The TPIU formats and transmits the trace data off-chip. The trace data format also contains a source ID to enable multiple trace sources to be transmitted through a single trace port. The trace port is programmable by software with respect to the trace frequency (from 1 kHz to the maximum supported by the external trace equipment). The stream is output at dual data rate on 16 dedicated device pins at 125 MHz, yielding a total available trace bandwidth of 4 Gbit/s. The sampling points are indicated to the capturing device by the rising and falling edges of the trace clock. At device level, these correspond to the centres of stable data on the trace control and data signals.
Process monitors
On-chip variations may severely affect the chip performance for deep sub-micron processes. To accurately measure these effects, the En-II design contains special process sensors [9] to allow real-time monitoring of process technology parameters that affect chip performance. These monitors are accessed via a separate TAP interface while the system is running. This separate interface is used to ensure that under all circumstances, that is, during manufacturing test and functional execution, the sensors can be accessed and the on-chip parameters measured, without impacting the chip's behaviour. Fig. 6 shows the TAP-based access architecture for the En-II process monitors.
In total, 15 units with process sensors have been implemented and spread across the design layout. Unit 0 contains only ring oscillators, whereas units 1-14 each contain a ring oscillator, a voltage drop sensor and a temperature sensor. The process sensors are controlled from the TAP data register, containing reference values and control and status signals (see Fig. 7) .
A high-speed comparator inside the monitor compares the reference value with the locally measured quantity. The comparator output flag can be captured in the TAP data register and observed by external debugger software. By increasing and decreasing the reference value, the software can track the value of the measured quantity. The ring oscillators are daisy-chained and output on a single clock pin. Via the TAP controller, the ring oscillator whose clock signal needs to be made visible on this pin can be selected.
The measurements obtained from these sensors allow us both to pinpoint potential causes of system failures and to provide feedback on the predictive quality of the models and tools used during pre-silicon verification. These use cases allow us, on the one hand, to quickly contain a certain problem and find a work-around, on the other hand, to prevent similar problems on future system chips.
8
Experimental results
Area cost
The cost of implementing the debug architecture described in this paper is summarised in Table 1 . The area cost is given as the percentage of the total number of logic gates. The trace sources, which take 'raw' data from the processor cores and subsequently use compression to significantly reduce the amount of trace bandwidth required, constitute the largest part of the debug infrastructure. The process sensors take up some 0.9% of the total area. This includes the area for the analog sensors as well as the IEEE 1149.1 program register. A sizeable amount of area is also consumed by the asynchronous bridges. Next to the logic gates, the ETB consists of 8 kB of SRAM, which constitutes 0.75% of the total embedded SRAM on the En-II. Fig. 8 shows an example state dump scenario that utilises the functionality described in this paper.

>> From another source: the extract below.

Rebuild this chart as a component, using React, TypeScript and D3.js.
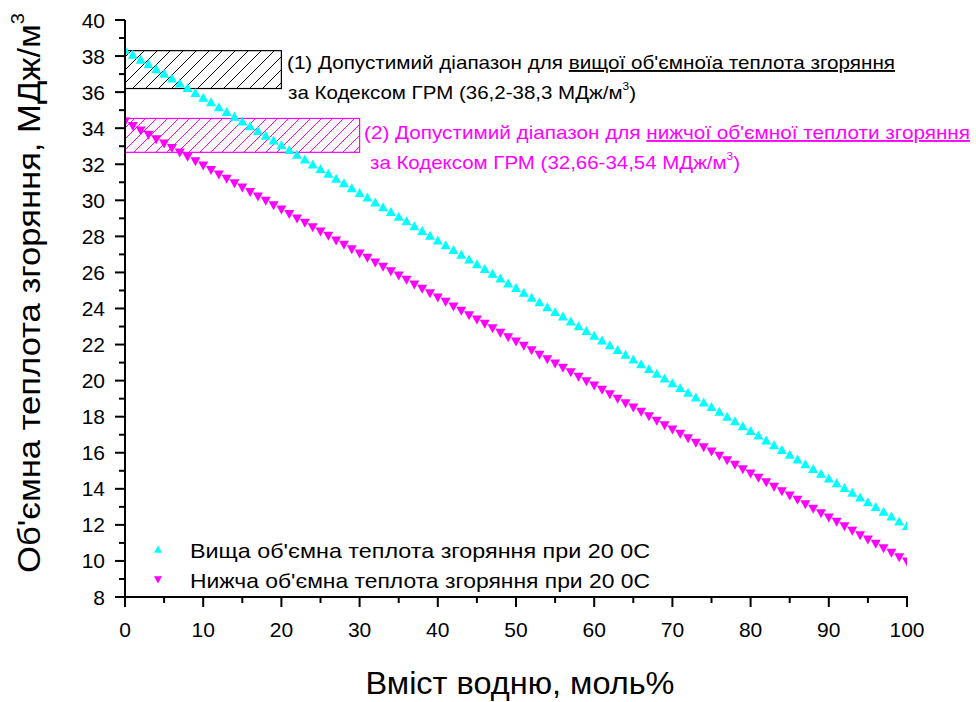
import * as d3 from "d3";

// hydrogen content, mol%
const hydrogen = [
  0, 1, 2, 3, 4, 5, 6, 7, 8, 9, 10, 11, 12, 13, 14, 15, 16, 17, 18, 19, 20,
  21, 22, 23, 24, 25, 26, 27, 28, 29, 30, 31, 32, 33, 34, 35, 36, 37, 38, 39, 40,
  41, 42, 43, 44, 45, 46, 47, 48, 49, 50, 51, 52, 53, 54, 55, 56, 57, 58, 59, 60,
  61, 62, 63, 64, 65, 66, 67, 68, 69, 70, 71, 72, 73, 74, 75, 76, 77, 78, 79, 80,
  81, 82, 83, 84, 85, 86, 87, 88, 89, 90, 91, 92, 93, 94, 95, 96, 97, 98, 99, 100,
];

// higher volumetric heat of combustion at 20 C, MJ/m3
const higherHeat = [
  38.30, 38.04, 37.77, 37.51, 37.24, 36.98, 36.72, 36.45, 36.19, 35.92, 35.66,
  35.40, 35.13, 34.87, 34.60, 34.34, 34.08, 33.81, 33.55, 33.28, 33.02,
  32.76, 32.49, 32.23, 31.96, 31.70, 31.44, 31.17, 30.91, 30.64, 30.38,
  30.12, 29.85, 29.59, 29.32, 29.06, 28.80, 28.53, 28.27, 28.00, 27.74,
  27.48, 27.21, 26.95, 26.68, 26.42, 26.16, 25.89, 25.63, 25.36, 25.10,
  24.84, 24.57, 24.31, 24.04, 23.78, 23.52, 23.25, 22.99, 22.72, 22.46,
  22.20, 21.93, 21.67, 21.40, 21.14, 20.88, 20.61, 20.35, 20.08, 19.82,
  19.56, 19.29, 19.03, 18.76, 18.50, 18.24, 17.97, 17.71, 17.44, 17.18,
  16.92, 16.65, 16.39, 16.12, 15.86, 15.60, 15.33, 15.07, 14.80, 14.54,
  14.28, 14.01, 13.75, 13.48, 13.22, 12.96, 12.69, 12.43, 12.16, 11.90,
];

// lower volumetric heat of combustion at 20 C, MJ/m3
const lowerHeat = [
  34.40, 34.16, 33.91, 33.67, 33.42, 33.18, 32.94, 32.69, 32.45, 32.20, 31.96,
  31.72, 31.47, 31.23, 30.98, 30.74, 30.50, 30.25, 30.01, 29.76, 29.52,
  29.28, 29.03, 28.79, 28.54, 28.30, 28.06, 27.81, 27.57, 27.32, 27.08,
  26.84, 26.59, 26.35, 26.10, 25.86, 25.62, 25.37, 25.13, 24.88, 24.64,
  24.40, 24.15, 23.91, 23.66, 23.42, 23.18, 22.93, 22.69, 22.44, 22.20,
  21.96, 21.71, 21.47, 21.22, 20.98, 20.74, 20.49, 20.25, 20.00, 19.76,
  19.52, 19.27, 19.03, 18.78, 18.54, 18.30, 18.05, 17.81, 17.56, 17.32,
  17.08, 16.83, 16.59, 16.34, 16.10, 15.86, 15.61, 15.37, 15.12, 14.88,
  14.64, 14.39, 14.15, 13.90, 13.66, 13.42, 13.17, 12.93, 12.68, 12.44,
  12.20, 11.95, 11.71, 11.46, 11.22, 10.98, 10.73, 10.49, 10.24, 10.00,
];

// allowed ranges (Gas Distribution Network Code)
const higherRange = { x0: 0, x1: 20, lo: 36.2, hi: 38.3 };
const lowerRange = { x0: 0, x1: 30, lo: 32.66, hi: 34.54 };

const xTicks = [0, 10, 20, 30, 40, 50, 60, 70, 80, 90, 100];
const yTicks = [8, 10, 12, 14, 16, 18, 20, 22, 24, 26, 28, 30, 32, 34, 36, 38, 40];

const W = 976;
const H = 702;
const FONT = "'Liberation Sans', Arial, sans-serif";
const CYAN = "#00ffff";
const MAGENTA = "#ff00ff";

const x = d3.scaleLinear().domain([0, 100]).range([125, 907]);
const y = d3.scaleLinear().domain([8, 40]).range([597, 20]);

const tri = (up: boolean, s: number) => {
  const h = s * 0.9;
  return up
    ? `M0,${-h * 0.62}L${s / 2},${h * 0.38}L${-s / 2},${h * 0.38}Z`
    : `M0,${h * 0.62}L${s / 2},${-h * 0.38}L${-s / 2},${-h * 0.38}Z`;
};

export default function App() {
  const [x0, x1] = x.range();
  const [yB, yT] = y.range();
  const minorX = d3.range(5, 100, 10);
  const minorY = d3.range(9, 40, 2);

  return (
    <div style={{ position: "fixed", left: 0, top: 0, background: "#fff" }}>
      <svg width={W} height={H} style={{ display: "block", fontFamily: FONT }}>
        <defs>
          <clipPath id="plot">
            <rect x={x0} y={yT} width={x1 - x0} height={yB - yT} />
          </clipPath>
          <pattern id="hatchK" patternUnits="userSpaceOnUse" width={13} height={13}>
            <path d="M-2,2L2,-2M0,13L13,0M11,15L15,11" stroke="#000" strokeWidth={1} />
          </pattern>
          <pattern id="hatchM" patternUnits="userSpaceOnUse" width={11} height={11}>
            <path d="M-2,2L2,-2M0,11L11,0M9,13L13,9" stroke={MAGENTA} strokeWidth={1} />
          </pattern>
        </defs>
        <rect width={W} height={H} fill="#fff" />

        {/* allowed ranges */}
        <rect
          x={x(higherRange.x0)} y={y(higherRange.hi)}
          width={x(higherRange.x1) - x(higherRange.x0)} height={y(higherRange.lo) - y(higherRange.hi)}
          fill="url(#hatchK)" stroke="#000" strokeWidth={1.2}
        />
        <rect
          x={x(lowerRange.x0)} y={y(lowerRange.hi)}
          width={x(lowerRange.x1) - x(lowerRange.x0)} height={y(lowerRange.lo) - y(lowerRange.hi)}
          fill="url(#hatchM)" stroke={MAGENTA} strokeWidth={1.2}
        />

        {/* series */}
        <g clipPath="url(#plot)">
          {hydrogen.map((h, i) => (
            <path key={"u" + i} d={tri(true, 10)} transform={`translate(${x(h)},${y(higherHeat[i])})`} fill={CYAN} />
          ))}
          {hydrogen.map((h, i) => (
            <path key={"d" + i} d={tri(false, 10)} transform={`translate(${x(h)},${y(lowerHeat[i])})`} fill={MAGENTA} />
          ))}
        </g>

        {/* axes */}
        <g stroke="#000" strokeWidth={2}>
          <line x1={x0 - 1} x2={x1 + 1} y1={yB} y2={yB} />
          <line x1={x0} x2={x0} y1={yT} y2={yB + 1} />
          {xTicks.map(t => <line key={"xt" + t} x1={x(t)} x2={x(t)} y1={yB} y2={yB + 10} />)}
          {minorX.map(t => <line key={"xm" + t} x1={x(t)} x2={x(t)} y1={yB} y2={yB + 6} />)}
          {yTicks.map(t => <line key={"yt" + t} x1={x0 - 10} x2={x0} y1={y(t)} y2={y(t)} />)}
          {minorY.map(t => <line key={"ym" + t} x1={x0 - 6} x2={x0} y1={y(t)} y2={y(t)} />)}
        </g>
        <g fontSize={21} fill="#000">
          {xTicks.map(t => (
            <text key={"xl" + t} x={x(t)} y={637} textAnchor="middle">{t}</text>
          ))}
          {yTicks.map(t => (
            <text key={"yl" + t} x={105} y={y(t) + 7.5} textAnchor="end">{t}</text>
          ))}
        </g>

        {/* axis titles */}
        <text x={520} y={694} textAnchor="middle" fontSize={31} textLength={309} lengthAdjust="spacingAndGlyphs">
          Вміст водню, моль%
        </text>
        <text transform="translate(40,293) rotate(-90)" textAnchor="middle" fontSize={31}
          textLength={560} lengthAdjust="spacingAndGlyphs">
          Об'ємна теплота згоряння, МДж/м<tspan fontSize={18} dy={-16}>3</tspan>
        </text>

        {/* annotations */}
        <g fontSize={19}>
          <text x={287} y={69} textLength={608} lengthAdjust="spacingAndGlyphs">
            (1) Допустимий діапазон для <tspan style={{ textDecoration: "underline" }}>вищої об'ємноїа теплота згоряння</tspan>
          </text>
          <text x={288} y={99} textLength={348} lengthAdjust="spacingAndGlyphs">
            за Кодексом ГРМ (36,2-38,3 МДж/м<tspan fontSize={11} dy={-9}>3</tspan><tspan dy={9}>)</tspan>
          </text>
          <text x={364} y={139} fill={MAGENTA} textLength={606} lengthAdjust="spacingAndGlyphs">
            (2) Допустимий діапазон для <tspan style={{ textDecoration: "underline" }}>нижчої об'ємної теплоти згоряння</tspan>
          </text>
          <text x={370} y={169} fill={MAGENTA} textLength={370} lengthAdjust="spacingAndGlyphs">
            за Кодексом ГРМ (32,66-34,54 МДж/м<tspan fontSize={11} dy={-9}>3</tspan><tspan dy={9}>)</tspan>
          </text>
        </g>

        {/* legend */}
        <path d={tri(true, 8)} transform="translate(158,550)" fill={CYAN} />
        <path d={tri(false, 8)} transform="translate(158,579)" fill={MAGENTA} />
        <g fontSize={21}>
          <text x={190} y={558} textLength={460} lengthAdjust="spacingAndGlyphs">Вища об'ємна теплота згоряння при 20 0С</text>
          <text x={190} y={588} textLength={460} lengthAdjust="spacingAndGlyphs">Нижча об'ємна теплота згоряння при 20 0С</text>
        </g>
      </svg>
    </div>
  );
}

Example state dump scenario
Starting on the left-hand side of Fig. 8 , the active-low power-on-reset is asserted first. After the power-on-reset is de-asserted, the TAP controller and the on-chip test and debug logic are reset. Next, the clock generation unit is programmed to stop the functional clocks on a breakpoint event. This is done using the PROGRAM_CGU_TPR instruction. Afterwards, the DAP is used to programme the CTIs and CTM, and set up a breakpoint event. Some time after the breakpoint was enabled, the breakpoint event is generated (dbg_stop_req) and propagated to the CGU. This indicates that the on-chip functional clocks need to be gated. As a result, all functional clocks are stopped. Fig. 8 shows three functional clock signals (arm_clk, tm_clk and ddr_ctrl_clk), which are gated after the dbg_stop_req signal is asserted. This condition is subsequently detected by the debugger software through the use of the QUERY_CGU_TPR instruction, which allows the debugger software to check the status of the dbg_stop_req signal. Once the debugger software has detected that the chip has stopped, the debugger software proceeds with reprogramming the CGU (using the PROGRAM_CGU_TPR) to allow all functional clocks to be reactivated via the CL TAPC and derived from the TCK clock. Afterwards, the operating mode of the circuit is changed by reprogramming the Test Control Block (using the PROGRAM_TCB instruction). Finally, the DBG_SCAN instruction is selected in the CL TAPC, after which the TCK clock is passed to all selected functional clocks, and the state of the chip is shifted out on the TDO pin of the device.
Note that even though the clock signals look the same in Fig. 8 , the clock frequencies of the functional clocks before and after the breakpoint hit are different. Before the breakpoint, these clock signals have their appropriate functional application frequencies, whereas after the breakpoint has hit, and the circuit has been switched to debug scan mode, these clock signals are derived from the TCK signal and have the TCK frequency. 
Conclusion
We have presented a comprehensive system debug methodology, which supports the debugging of software, hardware and process technology. This methodology has been implemented for the En-II SoC design. The En-II chip is a 65-nm CMOS chip and currently in its final design stages. En-II silicon is expected in Q3 2007.